No one would consider me to be an experienced ethnographer. Most of my writing is social scientific and historical in nature. Still, the very nature of martial arts studies makes it difficult to ignore the anthropological angle. At some point those of us who discuss the value of “interdisciplinary work” must move beyond the comfort zone of forever replicating what we did in graduate school and go do something about it. Luckily I had a little experience with ethnographic fieldwork to call on.

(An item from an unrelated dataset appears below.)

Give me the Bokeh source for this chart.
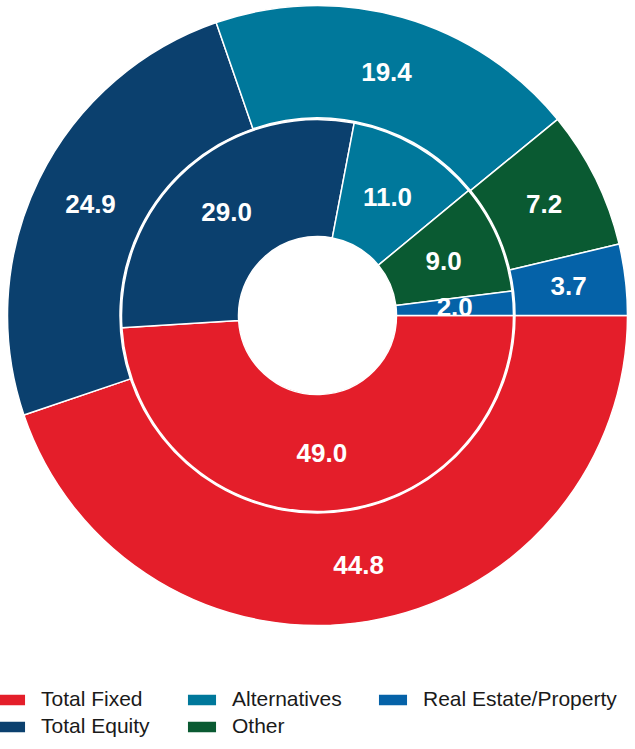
import numpy as np
from bokeh.plotting import figure
from bokeh.models import Range1d, ColumnDataSource, Legend, LegendItem
from bokeh.core.properties import value
from bokeh.embed import file_html
from bokeh.resources import INLINE

# ---- data ----
categories = ["Total Fixed", "Total Equity", "Alternatives", "Other", "Real Estate/Property"]
outer_values = [44.8, 24.9, 19.4, 7.2, 3.7]
inner_values = [49.0, 29.0, 11.0, 9.0, 2.0]
colors = ["#E41E2A", "#0B406E", "#00789B", "#0A5A32", "#0562A8"]

W, H = 627, 741
p = figure(width=W, height=H, output_backend="svg", toolbar_location=None,
           x_range=Range1d(0, W), y_range=Range1d(0, H), min_border=0)
p.axis.visible = False
p.grid.visible = False
p.outline_line_color = None
p.background_fill_color = "white"
p.border_fill_color = "white"

cx, cy = 317, H - 315
hole_r, inner_r, outer_in_r, outer_r = 79, 196, 197.5, 310


def ring_source(vals, r_label):
    v = np.array(vals, dtype=float)
    frac = v / v.sum()
    cum = np.concatenate([[0.0], np.cumsum(frac)])
    start = -cum[:-1] * 2 * np.pi
    end = -cum[1:] * 2 * np.pi
    mid = (start + end) / 2
    return ColumnDataSource(dict(
        cat=categories, color=colors, start=start, end=end,
        lx=cx + r_label * np.cos(mid), ly=cy + r_label * np.sin(mid),
        label=["%.1f" % x for x in v]))


src_in = ring_source(inner_values, (hole_r + inner_r) / 2)
src_out = ring_source(outer_values, (outer_in_r + outer_r) / 2 - 1)

r_out = p.annular_wedge(x=cx, y=cy, inner_radius=outer_in_r, outer_radius=outer_r,
                        start_angle="start", end_angle="end", direction="clock",
                        fill_color="color", line_color="white", line_width=1.5,
                        source=src_out)
r_in = p.annular_wedge(x=cx, y=cy, inner_radius=hole_r, outer_radius=inner_r,
                       start_angle="start", end_angle="end", direction="clock",
                       fill_color="color", line_color="white", line_width=1.5,
                       source=src_in)

for s in (src_out, src_in):
    p.text(x="lx", y="ly", text="label", source=s, text_color="white",
           text_font=value("Liberation Sans"), text_font_style="bold",
           text_font_size="26px", text_align="center", text_baseline="middle")

items = [LegendItem(label=c, renderers=[r_out], index=i) for i, c in enumerate(categories)]
legend = Legend(items=items, orientation="vertical", nrows=2,
                location=(-8, 3), glyph_width=37, glyph_height=15,
                label_text_font="Liberation Sans", label_text_font_size="21px",
                label_text_color="#1A1A1A", label_standoff=12, spacing=3,
                label_width=139, label_height=18,
                padding=0, margin=0, border_line_alpha=0, background_fill_alpha=0)
p.add_layout(legend)

open("out.html", "w").write(file_html(p, INLINE))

One afternoon I got together with my trainer James (who was preparing for an important fight) for an additional workout (unending rounds on the heavy bag followed by some combinations and defense drills). After a grueling workout I steered the conversation towards his own trainer (a well-known figure in local circles who had competed at all levels as a younger man before opening his own gym.)

As we discussed his background and career, I started to ask a line of questions that Lewis Henry Morgan would have found quite familiar.

So who was your teacher’s trainer? How is he discussed back at the home gym in Rochester?
[Locations and names have been scrubbed of identifying information following the normal protocol].

What kinds of disciplines was he trained in? Are there pictures of those guys in his gym? What was it like to be a kickboxer back in the 1970a-1980s? And where did this style of kickboxing come from anyway? In short, I started to ask all of the very basic questions that would give any martial artist a chance to talk about their “lineage.”

What happened next surprised us both. James, who understood and shared my interest in martial arts studies, found that he did not have much to say. He could tell me about his relationship with his trainer, but he didn’t know that much about how he had gotten into the fight game or where his specific skills came from. He could talk about some of his teacher’s better known fights, but he didn’t really know that much about the environment that he came out of. Nor had he ever thought to ask about the deep history of kickboxing.

Lineages in the Traditional Chinese Martial Arts

I say that this surprised us both because James was familiar with some aspects of the Chinese martial arts. He wanted to cross-train in Wing Chun, was a huge Bruce Lee fan and had a deep interest in Jeet Kune Do. James knew about lineages as they existed in the Chinese martial arts and he understood what I was driving at. He knew specific lineage narratives for Wing Chun, Taiji and the Gospel according to Bruce. But it had never occurred to him that these sorts of modes of social organization could (or should) apply to the world of Kickboxing.

In Wing Chun we both knew that you called your teacher’s (Sifu) teacher “Sigung.” Lineages have a specific kinship terminology that defines everyone’s relationship with regards to both the speaker and the creator of the system. In Kickboxing things weren’t as clear. It wasn’t simply a matter of substituting “Coach” for “Sifu.” James couldn’t tell me who his trainer’s coaches had been because it really didn’t matter. It had just never come up. He followed his trainer (with almost filial devotion) because he had been a champion as a younger man and his teaching methods got results. That was it.

The more I listened to the conversations that arose organically, the more I realized that I had been asking the wrong questions to really understand the nature of this community.

As I spent more time with this group I quickly learned that all of my questions had straight forward answers. The information was out there. In fact, Jame’s trainer turned out to be full of fascinating historical reminisces and could explain the evolution of the local Kickboxing community in excruciating detail. Yet while everyone involved agreed that this sort of stuff was fascinating, it wasn’t what you indoctrinated new students into.

Of course that is exactly what we tend to do in the Chinese martial arts. We don’t just teach you basic punching, kicking and footwork skills in the first few months of class. We also set aside time to tell the lineage creation stories, to fill you in on proper modes of address, and explain in some detail who those guys in the pictures are that you bow to at the start and end of every class. This is a critical part of becoming a member of a Kung Fu “family” or “clan.